Abstract: We study the problem of learning data representations that are private yet informative, i.e., providing information about intended "ally" targets while obfuscating sensitive "adversary" attributes. We propose a novel framework, Exclusion-Inclusion Generative Adversarial Network (EIGAN), that generalizes adversarial private representation learning (PRL) approaches to generate data encodings that account for multiple (possibly overlapping) ally and adversary targets. Preserving privacy is even more difficult when the data is collected across multiple distributed nodes, which for privacy reasons may not wish to share their data even for PRL training. Thus, learning such data representations at each node in a distributed manner (i.e., without transmitting source data) is of particular importance. This motivates us to develop D-EIGAN, the first distributed PRL method, based on fractional parameter sharing that promotes differentially private parameter sharing and also accounts for communication resource limitations.

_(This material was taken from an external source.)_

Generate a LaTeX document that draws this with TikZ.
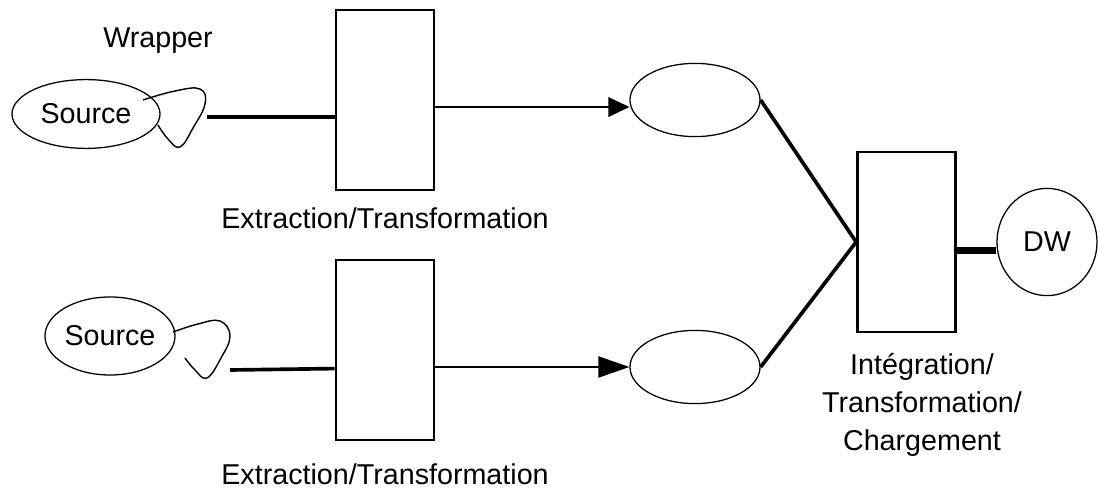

We theoretically analyze the behavior of adversaries under the optimal EIGAN and D-EIGAN encoders and consider the impact of dependencies among ally and adversary tasks on the encoder performance. Our experiments on real-world and synthetic datasets demonstrate the advantages of EIGAN encodings in terms of accuracy, robustness, and scalability; in particular, we show that EIGAN outperforms the previous state-of-the-art by a significant accuracy margin (47% improvement). The experiments further reveal that D-EIGAN's performance is consistent with EIGAN under different node data distributions and is resilient to communication constraints.